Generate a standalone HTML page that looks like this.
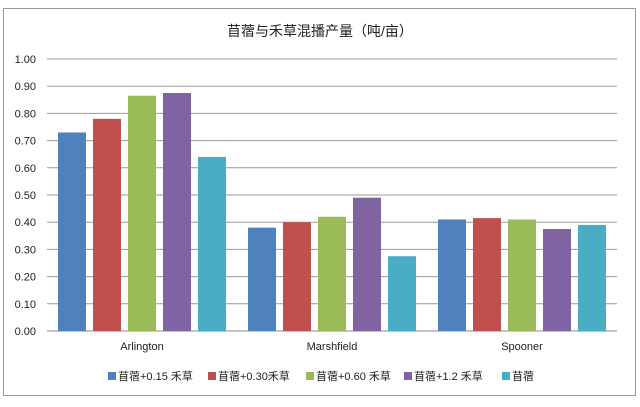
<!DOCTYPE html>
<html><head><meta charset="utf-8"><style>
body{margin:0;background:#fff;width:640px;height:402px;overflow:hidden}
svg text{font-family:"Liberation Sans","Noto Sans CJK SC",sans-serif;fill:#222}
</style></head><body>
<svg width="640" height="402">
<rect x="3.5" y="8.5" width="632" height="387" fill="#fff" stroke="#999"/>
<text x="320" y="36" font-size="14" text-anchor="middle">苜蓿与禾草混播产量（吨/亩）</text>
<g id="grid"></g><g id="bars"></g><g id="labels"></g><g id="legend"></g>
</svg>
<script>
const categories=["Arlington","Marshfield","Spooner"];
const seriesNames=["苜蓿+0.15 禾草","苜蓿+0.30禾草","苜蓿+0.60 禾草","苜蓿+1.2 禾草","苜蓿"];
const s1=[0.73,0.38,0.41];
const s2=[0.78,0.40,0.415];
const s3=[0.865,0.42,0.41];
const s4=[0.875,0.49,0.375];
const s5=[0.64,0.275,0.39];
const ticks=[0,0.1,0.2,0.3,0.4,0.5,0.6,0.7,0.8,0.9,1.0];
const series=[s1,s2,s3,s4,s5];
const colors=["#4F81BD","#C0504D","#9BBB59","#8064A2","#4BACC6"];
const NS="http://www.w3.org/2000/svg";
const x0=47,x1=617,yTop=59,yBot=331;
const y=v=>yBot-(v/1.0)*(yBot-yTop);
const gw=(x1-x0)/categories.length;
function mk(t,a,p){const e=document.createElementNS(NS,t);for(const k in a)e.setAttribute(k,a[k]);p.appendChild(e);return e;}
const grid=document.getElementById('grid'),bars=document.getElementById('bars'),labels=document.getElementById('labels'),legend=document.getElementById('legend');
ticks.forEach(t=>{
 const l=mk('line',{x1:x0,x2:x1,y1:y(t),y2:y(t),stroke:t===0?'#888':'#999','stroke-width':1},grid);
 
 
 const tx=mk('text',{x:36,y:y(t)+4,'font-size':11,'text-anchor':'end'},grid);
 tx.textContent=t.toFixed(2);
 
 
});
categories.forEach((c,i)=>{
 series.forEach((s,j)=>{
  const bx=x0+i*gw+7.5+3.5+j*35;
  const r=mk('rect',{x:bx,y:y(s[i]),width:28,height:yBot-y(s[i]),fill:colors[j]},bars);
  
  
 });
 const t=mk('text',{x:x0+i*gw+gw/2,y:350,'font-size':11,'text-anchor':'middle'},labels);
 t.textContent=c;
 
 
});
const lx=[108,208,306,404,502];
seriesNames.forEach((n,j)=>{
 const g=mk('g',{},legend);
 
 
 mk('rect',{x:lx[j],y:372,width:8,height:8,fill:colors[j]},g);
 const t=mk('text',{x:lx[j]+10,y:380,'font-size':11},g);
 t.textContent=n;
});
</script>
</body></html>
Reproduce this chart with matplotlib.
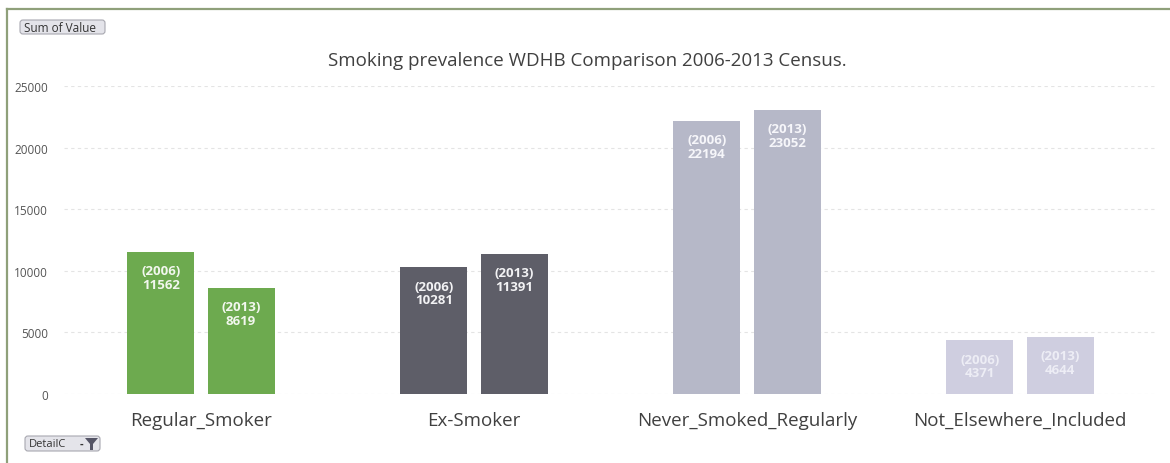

**Do this**
Skip the pictures. Restate exactly the lines from the start of the entries through the line containing "tx.textContent=t.toFixed(2);", both ends included.

**Solution to the problem**
Generate a standalone HTML page that looks like this.
<!DOCTYPE html>
<html><head><meta charset="utf-8"><style>
body{margin:0;background:#fff;width:640px;height:402px;overflow:hidden}
svg text{font-family:"Liberation Sans","Noto Sans CJK SC",sans-serif;fill:#222}
</style></head><body>
<svg width="640" height="402">
<rect x="3.5" y="8.5" width="632" height="387" fill="#fff" stroke="#999"/>
<text x="320" y="36" font-size="14" text-anchor="middle">苜蓿与禾草混播产量（吨/亩）</text>
<g id="grid"></g><g id="bars"></g><g id="labels"></g><g id="legend"></g>
</svg>
<script>
const categories=["Arlington","Marshfield","Spooner"];
const seriesNames=["苜蓿+0.15 禾草","苜蓿+0.30禾草","苜蓿+0.60 禾草","苜蓿+1.2 禾草","苜蓿"];
const s1=[0.73,0.38,0.41];
const s2=[0.78,0.40,0.415];
const s3=[0.865,0.42,0.41];
const s4=[0.875,0.49,0.375];
const s5=[0.64,0.275,0.39];
const ticks=[0,0.1,0.2,0.3,0.4,0.5,0.6,0.7,0.8,0.9,1.0];
const series=[s1,s2,s3,s4,s5];
const colors=["#4F81BD","#C0504D","#9BBB59","#8064A2","#4BACC6"];
const NS="http://www.w3.org/2000/svg";
const x0=47,x1=617,yTop=59,yBot=331;
const y=v=>yBot-(v/1.0)*(yBot-yTop);
const gw=(x1-x0)/categories.length;
function mk(t,a,p){const e=document.createElementNS(NS,t);for(const k in a)e.setAttribute(k,a[k]);p.appendChild(e);return e;}
const grid=document.getElementById('grid'),bars=document.getElementById('bars'),labels=document.getElementById('labels'),legend=document.getElementById('legend');
ticks.forEach(t=>{
 const l=mk('line',{x1:x0,x2:x1,y1:y(t),y2:y(t),stroke:t===0?'#888':'#999','stroke-width':1},grid);
 
 
 const tx=mk('text',{x:36,y:y(t)+4,'font-size':11,'text-anchor':'end'},grid);
 tx.textContent=t.toFixed(2);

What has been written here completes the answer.